For the main national Opposition party to come out of its shell — from where only a fortnight ago, sounds of infighting were the only signs that the party was still around — it took a botched-up engagement between the UPA government and a motley crew of anti-government, extra-parliamentary force led by a yoga teacher with a religious scaffolding to provide the BJP an impetus.

Since the party did not directly get involved in the Ramdev tamasha, it would be interesting to see how long it will be able to ride on the tail of that episode. But in the meantime, it’s quite clear that the BJP is tweaking its brand identity once again.

The re-entry of Uma Bharti into the fold certainly means that the BJP wants to push the Hindutva button once again as it goes into the battle mode for the 2012 assembly elections in Uttar Pradesh.

While Ms Bharti herself has stated that she wants to take the state “from Ram temple to Ram rajya” — a move away from the ‘hard’ Hindutva that first saw her and her party come into the centre stage some 20 years ago — her credentials as a mass leader of the religious right are being advertised by the BJP for the purpose of bringing the ‘Ramdev followers’ lot back in its kitty.

How far Ms Bharti is successful as a ‘Hindu lightning rod’ — ‘bait’ would be how critics of the BJP would call her — would also be determined by the internal dynamics of the party. Much of the top leadership in the BJP were instrumental in her expulsion in 2005 and remain sceptical about her abilities at a time when both Mandal and kamandal have become expired issues in UP.

The caste card of Bharti being an OBC Lodh leader will also be undercut by the fact that Mayawati’s ruling BSP and Mulayam Singh Yadav’s Samajwadi Party are better prepared at the caste calculations level.

The hovering figure of the other OBC Lodh leader, former BJP chief minister Kalyan Singh, could neutralise matters further.

The irony of two leaders from Madhya Pradesh, Uma Bharti and Digvijaya Singh, being given charge by the BJP and the Congress respectively to recover their party fortunes in UP is keen. As will be the tussle between the two arch rivals.

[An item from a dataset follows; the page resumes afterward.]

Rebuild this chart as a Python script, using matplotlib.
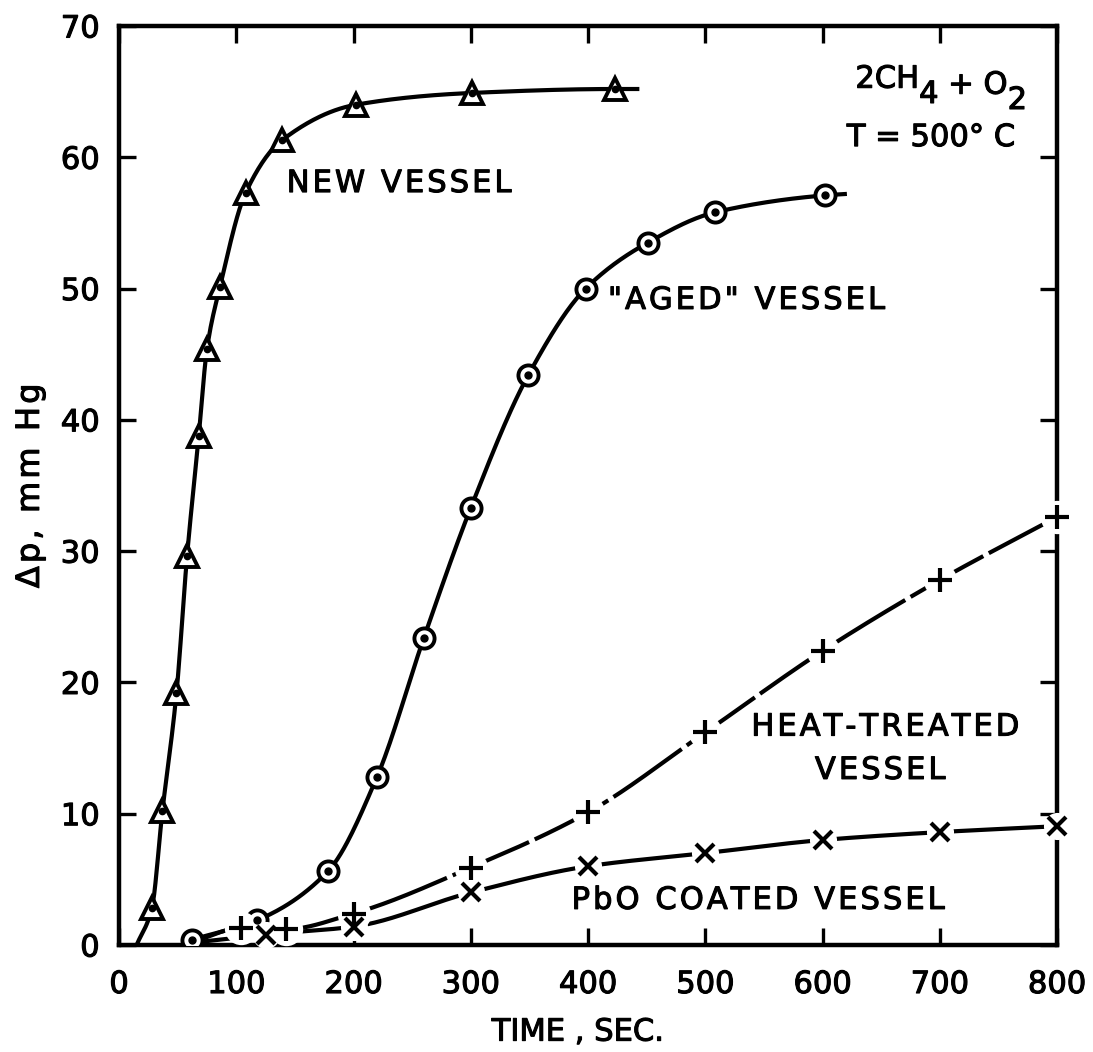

In the heat and dust that will lead up to UP assembly polls 2012, Bharti’s ‘Hindutva’ image will be made to play a role against Singh’s ‘Muslim appeasement’. For both parties, overplaying both cards may prove to be politically dangerous.

Especially since the BSP has taken the political paradigm away from the old ‘communal’ hunting grounds. For the BJP fumbling to find an issue and make it stick, the challenge is more than the Congress.

For a return to full-bloated Hindutva under the charge of an anachronistic Bharti could mean playing to an empty gallery.